De voorwaarden zijn als volgt:
Het lijkt gewenst om in de toekomst de rechten van beide partijen te verzekeren:
Art. 1. De contractant ter andere zijde geeft toestemming tot het voor onbepaalde tijd plaatsen van een pijpstelling voor telefoongeleidingen op het dak van het Stadhuis en gebruik te maken van toegang tot de pijpstelling, vrij en ongehinderd, toe te laten.
Art. 2. De contractant ter ener zijde neemt order volgens voorwaarden en bepalingen:
1. Gemeente ontvangt met ingang van 1 januari kostenloze beschikking over een telefoonverbinding met toegang tot het Stadhuis.
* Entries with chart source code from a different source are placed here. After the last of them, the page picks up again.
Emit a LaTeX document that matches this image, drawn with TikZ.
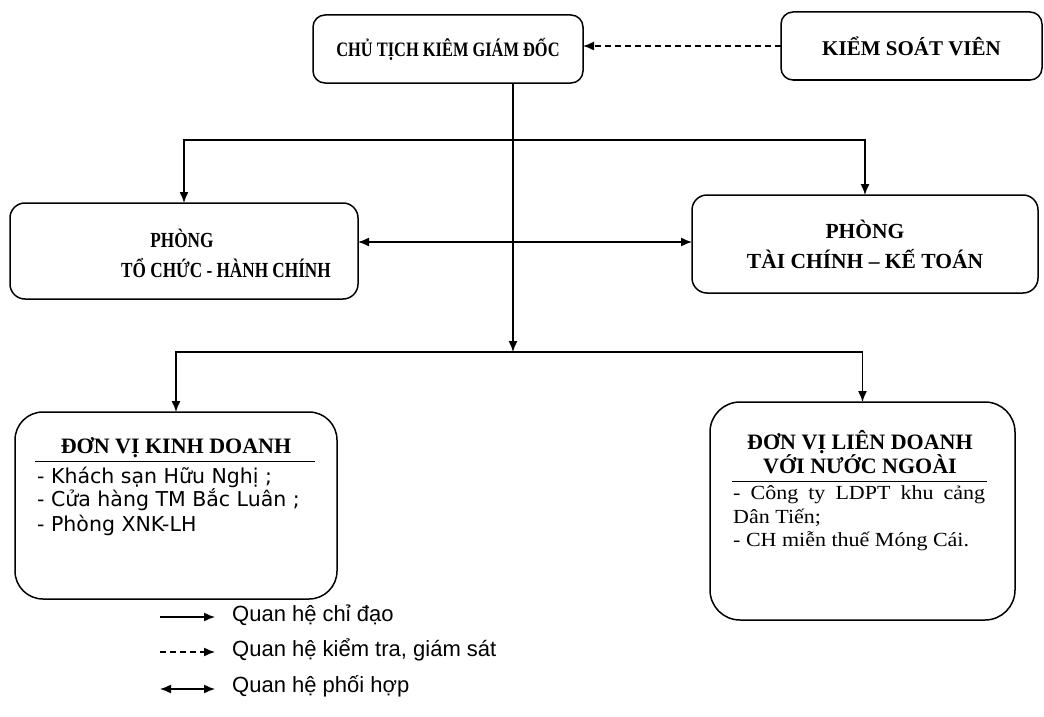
\documentclass[tikz,border=0pt]{standalone}
\usepackage{fontspec}
\setmainfont{Liberation Serif}
\newfontfamily\narrowrm[FakeStretch=0.8]{Liberation Serif}
\newfontfamily\itemsf{DejaVu Sans}
\newfontfamily\itemrm[FakeStretch=1.1]{Liberation Serif}
\newfontfamily\legendsf{Liberation Sans}
\usetikzlibrary{arrows.meta}
\newcommand{\sz}[2]{\fontsize{#1}{#2}\selectfont}
\tikzset{
  >={Latex[length=11pt,width=9pt]},
  orgbox/.style={draw,line width=1.5pt,rounded corners=12pt,inner sep=0pt,outer sep=0pt,align=center},
  link/.style={line width=1.4pt},
  checklink/.style={link,dash pattern=on 6pt off 4pt},
  itemtext/.style={anchor=west,inner sep=0pt}
}
\begin{document}
\begin{tikzpicture}[x=1pt,y=-1pt]
\useasboundingbox (0,0) rectangle (1044,717);
%
\node[orgbox,minimum width=270pt,minimum height=68pt,font=\narrowrm\sz{20.5}{22}\bfseries](ct) at (448,49) {CHỦ TỊCH KIÊM GIÁM ĐỐC};
\node[orgbox,minimum width=261pt,minimum height=68pt,font=\sz{21}{23}\bfseries](ksv) at (911.5,46) {KIỂM SOÁT VIÊN};
\draw[checklink,->](ksv.west) -- (ksv.west -| ct.east) {};
%
\node[orgbox,rounded corners=15pt,minimum width=348pt,minimum height=96pt](tchc) at (184,251) {};
\node[font=\narrowrm\sz{21.5}{24}\bfseries](tchc1) at (182,238) {PHÒNG};
\node[font=\narrowrm\sz{21.5}{24}\bfseries](tchc2) at (226,268) {TỔ CHỨC - HÀNH CHÍNH};
\node[orgbox,rounded corners=15pt,minimum width=346pt,minimum height=98pt,font=\sz{21.5}{30}\bfseries](tckt) at (865,244) {PHÒNG\\TÀI CHÍNH – KẾ TOÁN};
%
\coordinate(fork) at (513,140);
\coordinate(split) at (513,352);
\draw[link,->](ct.south -| split) -- (split) {};
\draw[link,->](fork) -| (tchc.north) {};
\draw[link,->](fork) -| (tckt.north) {};
\draw[link,<->]([yshift=9pt]tchc.east) -- ([yshift=9pt]tchc.east -| tckt.west) {};
%
\node[orgbox,rounded corners=28pt,minimum width=322pt,minimum height=187pt](dvkd) at (176,505.5) {};
\node[orgbox,rounded corners=30pt,minimum width=305pt,minimum height=218pt](dvld) at (862.5,511) {};
\draw[link,->](split) -| (dvkd.north) {};
\draw[link,->](split) -| (dvld.north) {};
%
\node[font=\sz{22}{24}\bfseries](kdtitle) at (176,448) {ĐƠN VỊ KINH DOANH};
\draw[line width=1pt](35,461) -- (315,461);
\node[itemtext,font=\itemsf\sz{20.5}{22}](kd1) at (37,477) {- Khách sạn Hữu Nghị ;};
\node[itemtext,font=\itemsf\sz{20.5}{22}](kd2) at (37,500) {- Cửa hàng TM Bắc Luân ;};
\node[itemtext,font=\itemsf\sz{20.5}{22}](kd3) at (37,525) {- Phòng XNK-LH};
%
\node[align=center,font=\sz{22}{24}\bfseries](ldtitle) at (860,452) {ĐƠN VỊ LIÊN DOANH\\VỚI NƯỚC NGOÀI};
\draw[line width=1pt](732,481) -- (987,481);
\node[itemtext,font=\itemrm\sz{20}{22}](ld1) at (733,495) {\makebox[252pt][s]{- Công ty LDPT khu cảng}};
\node[itemtext,font=\itemrm\sz{20}{22}](ld2) at (733,518) {Dân Tiến;};
\node[itemtext,font=\itemrm\sz{20}{22}](ld3) at (733,541) {- CH miễn thuế Móng Cái.};
%
\coordinate(k1a) at (160,617);
\coordinate(k1b) at (215,617);
\draw[link,->](k1a) -- (k1b) {};
\node[itemtext,font=\legendsf\sz{22}{24}](k1) at (232,615) {Quan hệ chỉ đạo};
\coordinate(k2a) at (160,652);
\coordinate(k2b) at (215,652);
\draw[checklink,->](k2a) -- (k2b) {};
\node[itemtext,font=\legendsf\sz{22}{24}](k2) at (232,650) {Quan hệ kiểm tra, giám sát};
\coordinate(k3a) at (160,689);
\coordinate(k3b) at (215,689);
\draw[link,<->](k3a) -- (k3b) {};
\node[itemtext,font=\legendsf\sz{22}{24}](k3) at (232,686) {Quan hệ phối hợp};
\end{tikzpicture}
\end{document}
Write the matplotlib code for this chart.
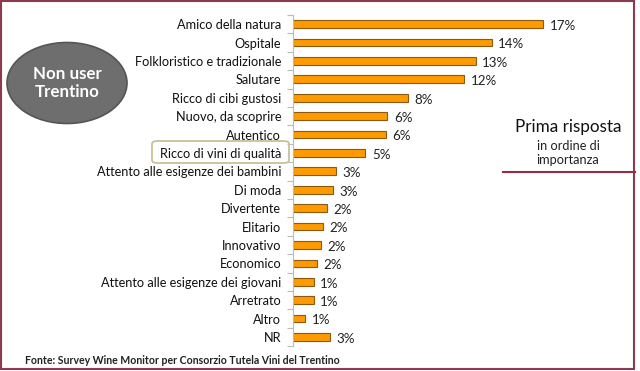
import matplotlib
matplotlib.use("Agg")
import matplotlib.pyplot as plt
from matplotlib.patches import Ellipse, FancyBboxPatch, Rectangle
from matplotlib.lines import Line2D

categories = ["Amico della natura", "Ospitale", "Folkloristico e tradizionale", "Salutare",
              "Ricco di cibi gustosi", "Nuovo, da scoprire", "Autentico", "Ricco di vini di qualità",
              "Attento alle esigenze dei bambini", "Di moda", "Divertente", "Elitario",
              "Innovativo", "Economico", "Attento alle esigenze dei giovani", "Arretrato",
              "Altro", "NR"]
values = [17.0, 13.5, 12.4, 11.6, 7.8, 6.4, 6.3, 4.9, 2.9, 2.7, 2.3, 2.0, 1.9, 1.6, 1.4, 1.4, 0.8, 2.5]
labels = ["17%", "14%", "13%", "12%", "8%", "6%", "6%", "5%", "3%", "3%", "2%", "2%",
          "2%", "2%", "1%", "1%", "1%", "3%"]

plt.rcParams['font.family'] = ['Lato', 'DejaVu Sans']

fig = plt.figure(figsize=(6.4, 3.71), dpi=100)
fig.patch.set_facecolor("white")
ax = fig.add_axes([0.458, 0.0668, 0.492, 0.893])

y = list(range(len(categories)))
ax.barh(y, values, height=0.42, color="#FF9A00", edgecolor="#8a5a10", linewidth=0.8)
ax.set_ylim(len(categories) - 0.5, -0.5)
ax.set_xlim(0, 21.4)

for yi, v, lab in zip(y, values, labels):
    ax.text(v + 0.45, yi + 0.1, lab, va="center", ha="left", fontsize=9.6, color="#222222")

ax.set_yticks([i + 0.5 for i in range(-1, len(categories))])
ax.set_yticklabels([])
ax.set_yticks(y, minor=True)
ax.set_yticklabels(categories, minor=True, fontsize=9.2, color="#111111")
ax.tick_params(axis="y", which="major", length=4, color="#bbbbbb", width=0.8)
ax.tick_params(axis="y", which="minor", length=0, pad=8.5)
ax.set_xticks([])
for s in ["top", "right", "bottom"]:
    ax.spines[s].set_visible(False)
ax.spines["left"].set_color("#bbbbbb")
ax.spines["left"].set_linewidth(0.8)

# Ellipse with label
ell = Ellipse((67 / 640, 1 - 83 / 371), 120 / 640, 81 / 371, transform=fig.transFigure,
              facecolor="#6e6e6e", edgecolor="#555555", linewidth=1.2)
fig.patches.append(ell)
fig.text(67 / 640, 1 - 83 / 371, "Non user\nTrentino", ha="center", va="center",
         color="white", fontsize=12.2, fontweight="bold", linespacing=1.15)

# Highlight box
box = FancyBboxPatch((152 / 640, 1 - 163 / 371), 137 / 640, 22 / 371,
                     boxstyle="round,pad=0,rounding_size=0.008", transform=fig.transFigure,
                     facecolor="none", edgecolor="#c8c09a", linewidth=1.3)
fig.patches.append(box)

# Right annotation
fig.text(568 / 640, 1 - 127 / 371, "Prima risposta", ha="center", va="center",
         fontsize=12.3, color="#111111")
fig.text(568 / 640, 1 - 153 / 371, "in ordine di\nimportanza", ha="center", va="center",
         fontsize=9.2, color="#222222", linespacing=1.15)
fig.lines.append(Line2D([503 / 640, 635 / 640], [1 - 172 / 371, 1 - 172 / 371],
                        transform=fig.transFigure, color="#9b2a45", linewidth=1.5))

# Footer
fig.text(25 / 640, 1 - 361 / 371, "Fonte: Survey Wine Monitor per Consorzio Tutela Vini del Trentino",
         ha="left", va="center", fontsize=7.6, color="#222222", fontweight="bold")

# Border
fig.patches.append(Rectangle((1 / 640, 2 / 371), 633 / 640, 368 / 371, transform=fig.transFigure,
                             facecolor="none", edgecolor="#8e3a4e", linewidth=1.5))

fig.savefig("out.png", dpi=100)
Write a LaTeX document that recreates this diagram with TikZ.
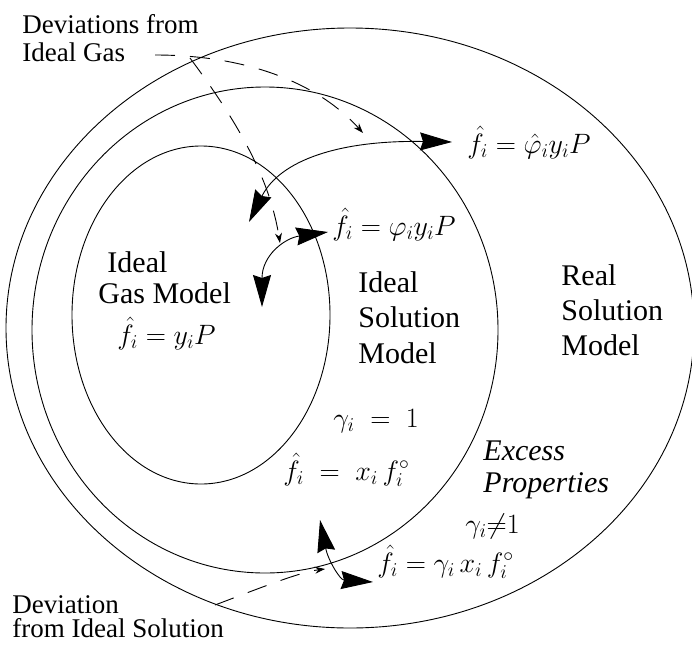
\RequirePackage{fix-cm}
\documentclass[tikz,border=0pt]{standalone}
\usepackage{fontspec}
\setmainfont{Liberation Serif}
\usetikzlibrary{arrows.meta}

\begin{document}
\begin{tikzpicture}[x=1pt,y=-1pt,line width=0.9pt,
    big tips/.style={{Stealth[length=32pt,width=18pt,inset=3pt]}-{Stealth[length=32pt,width=18pt,inset=3pt]}},
    dev line/.style={dash pattern=on 20pt off 15pt,-{Stealth[length=10pt,width=7pt]}},
    region label/.style={align=left,anchor=base west,inner sep=0pt,font=\fontsize{30}{35}\selectfont},
    corner label/.style={align=left,anchor=base west,inner sep=0pt,font=\fontsize{27}{28}\selectfont},
    eq/.style={anchor=base west,inner sep=0pt,font=\fontsize{28}{30}\selectfont}]
    \useasboundingbox (0,0) rectangle (692,645);
    \draw (350,328) ellipse [x radius=344, y radius=300];
    \draw (265,330) ellipse [x radius=233, y radius=243];
    \draw (201,315) ellipse [x radius=129, y radius=169];
    \node[corner label] (devgas) at (22,61) {Deviations from\\Ideal Gas};
    \node[corner label, font=\fontsize{27}{24}\selectfont] (devsol) at (12,637) {Deviation\\from Ideal Solution};
    \node[region label, font=\fontsize{30}{31}\selectfont] (gasmodel) at (98,303) {\hspace{9pt}Ideal\\Gas Model};
    \node[eq] (gaslaw) at (117,344) {$\hat f_i = y_i P$};
    \node[region label, font=\fontsize{30}{35.5}\selectfont] (idealsol) at (358,363) {Ideal\\Solution\\Model};
    \node[region label] (realsol) at (561,355) {Real\\Solution\\Model};
    \node[eq] (gammaone) at (333,427) {$\gamma_i \;=\; 1$};
    \node[eq] (idealfug) at (283,480) {$\hat f_i \;=\; x_i\, f_i^{\circ}$};
    \node[region label, font=\fontsize{30}{32}\selectfont\itshape] (excess) at (483,492) {Excess\\Properties};
    \node[eq] (gammanot) at (465,533) {$\gamma_i{\neq}1$};
    \node[eq] (realfug) at (377,572) {$\hat f_i = \gamma_i\, x_i\, f_i^{\circ}$};
    \node[eq] (phihat) at (467,153) {$\hat f_i = \hat\varphi_i y_i P$};
    \node[eq] (phipure) at (332,235) {$\hat f_i = \varphi_i y_i P$};
    \coordinate (gasend) at (155,55);
    \coordinate (gasend2) at (190,58);
    \coordinate (solend) at (215,605);
    \coordinate (mixtip) at (452,142);
    \coordinate (mixback) at (249,222);
    \coordinate (puretip) at (328,232);
    \coordinate (pureback) at (262,307);
    \coordinate (exup) at (320,520);
    \coordinate (extip) at (373,582);
    \draw[big tips] (mixback) .. controls (280,160) and (340,140) .. (mixtip);
    \draw[big tips] (pureback) .. controls (262,255) and (285,238) .. (puretip);
    \draw[big tips] (exup) .. controls (328,560) and (340,580) .. (extip);
    \draw[dev line] (gasend) .. controls (250,55) and (320,85) .. (363,133);
    \draw[dev line] (gasend2) .. controls (240,125) and (270,180) .. (280,243);
    \draw[dev line] (solend) .. controls (260,588) and (300,572) .. (325,569);
\end{tikzpicture}
\end{document}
2. Alle kosten op plaatsing, op onderhoud en wegens beschadiging van het dak zijn voor rekening van het Rijk.
3. Pijpstelling wordt door het Rijk weggenomen en in oude staat hersteld, binnen drie maanden, nadat de Gemeente het contract heeft opgezegd. Het Rijk heeft ten alle tijde het recht de stelling af te breken en in de oude staat te herstellen.
4. Indien een en ander niet binnen drie maanden klaar is, worden de werkzaamheden uitgevoerd en bij het Rijk in rekening gebracht.
Duidelijk een staaltje van ‘voor wat hoort wat’ of boerenslimmigheid?